Il Teatro Parioli, gli ospiti più celebri, la colonna sonora indimenticabile. A quasi un anno dalla morte, il modo migliore per celebrare Maurizio Costanzo è stato di riunire i suoi amici nel luogo dove è nato, e per tanti e tanti anni è andato in scena, uno degli spettacoli decisivi della tv italiana: il Maurizio Costanzo Show. In Italia la tv si divide tra un prima e un dopo la nascita nel 1982 del talk show che ha disegnato l'identikit definitivo di un genere tuttora popolarissimo. Allora stasera 20 febbraio in seconda serata su Canale 5 andrà in onda Dedicato a... Maurizio Costanzo condotto da Fabio Fazio con Maria De Filippi. In scena, da Fiorello a Mentana a Sgarbi, Platinette e Iacchetti, sono arrivati i protagonisti ricorrenti del talk show più longevo della tv italiana (42 edizioni), quello che ha più imitazioni della Settimana Enigmistica ma che non è replicabile per il motivo più ovvio: manca lui. E forse adesso, a ridosso dell'anno dalla sua scomparsa il 24 febbraio 2023, si capisce meglio ancora l'importanza che ha avuto il «Codice Costanzo» nell'intrattenimento e nell'informazione italiana.
Intanto è arrivato prima di tutti, mescolando il «basso» e l'«alto» con quello che con il suo humour disincantato chiamava «fritto misto». Prima di Costanzo, gli incontri tv erano impaludati nelle convenzioni, riunivano magari professoroni, primi ministri e teorici specchiati che però faticavano a raggiungere la destinazione finale, ossia il pubblico della Rai.

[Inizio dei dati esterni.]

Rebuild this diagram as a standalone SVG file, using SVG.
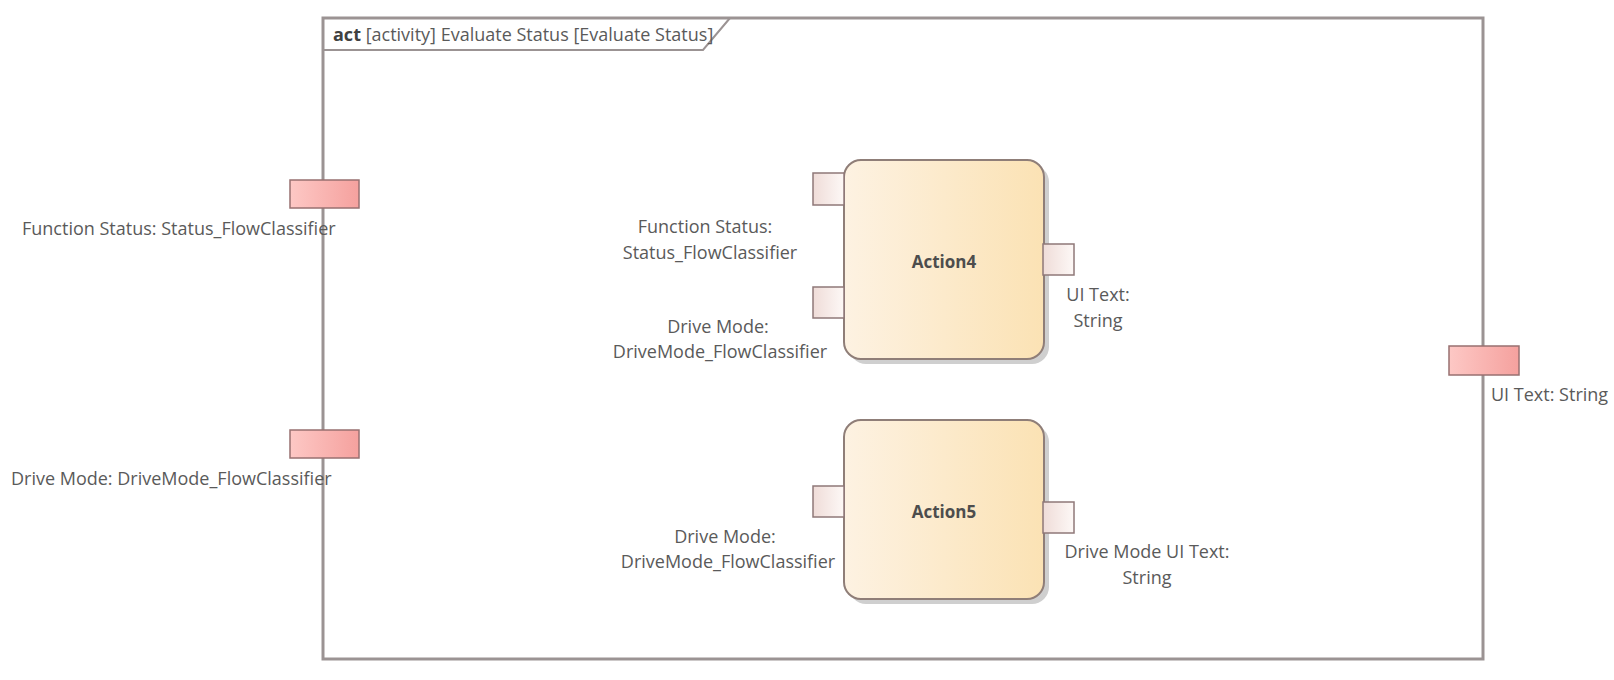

Erano dimensioni parallele ma non comunicanti con quelle dell'uomo della strada, informate e utili per carità, ma incomprensibili ai più. Costanzo, che già a fine anni Settanta dopo Bontà Loro aveva un curriculum gigantesco e prestigioso, cambia le carte in tavola. Arrivano ciò che mancava a una tv popolare, ossia i protagonisti di storie comuni ma fuori dal comune, quelli che diventano esempi negativi o positivi e comunque fanno discutere. E fanno discutere su temi veri, non su fuffa. Oltre a loro ci sono attori, politici, musicisti, letterati, primi ministri, premi Nobel, capi di stato. Oggi sembra quasi impossibile, ma al Costanzo Show sono passati Michail Gorbaciov, Donald Trump, Michelangelo Antonioni, Giovanni Falcone, Mastroianni Gassmann Manfredi e Sordi, Carmelo Bene, Spadolini e Andreotti, Robin Williams e Paola Borboni giusto per citarne qualcuno. Ha fatto campagne sociali, si è schierato coraggiosamente contro la mafia (inutile ricordare l'attentato di Via Fauro a Roma nel 1993), è stato centrale nelle campagne elettorali senza mai prendere posizione.
In pochi anni, il Maurizio Costanzo Show diventa un crocevia indispensabile per l'opinione pubblica italiana. Tanto per fare un esempio, nel 1991 lo speciale sulla morte di Libero Grassi, condotto in alternanza con Michele Santoro, arrivò a quasi dieci milioni di telespettatori. Ma il Costanzo Show non era solo quello. Era disimpegno, anche. C'erano momenti di divertimento totale con artisti come Villaggio (che gli era molto debitore), Bisio, Vergassola, Gioele Dix, autentici mattatori dello spettacolo.
E c'era anche la musica. Non a caso questa sera, in Dedicato..., Giorgia canta Se telefonando, scritta proprio da Costanzo con Ghigo De Chiara per l'arrangiamento di Ennio Morricone. Al Costanzo Show passavano tanti cantanti, e non erano mai passaggi esclusivamente promozionali perché tiravano fuori lati inediti, spesso del tutto inattesi. Di certo il merito era di questo giornalista difficile da riassumere in una sola definizione. Costanzo non aveva una tecnica di intervista. Era Costanzo. Come ha scritto Gian Paolo Caprettini «è un pontefice dell'interruzione. Riesce cioè a far dire, a far seguitare la conversazione e il ragionare, inframmezzandosi al discorso altrui e nello stesso tempo rendendolo possibile». È il modo migliore, e anche il più inimitabile, per trovare notizie, creare curiosità, diventare indispensabile. Per decenni, il Costanzo Show è stato un appuntamento pressoché indispensabile della tv, non a caso era diventato il «salotto mediatico» più influente e, di conseguenza il più desiderato.
E allora ben venga che Verdone (memorabile anche questa volta), De
Sica, Arbore, Covatta, Bonolis, Mara Venier e tanti altri si siano ritrovati là dove è iniziato tutto, ossia al Parioli, per ricordare, su quelle note indimenticabili, un'epoca che è appena finita ma sembra già così lontana.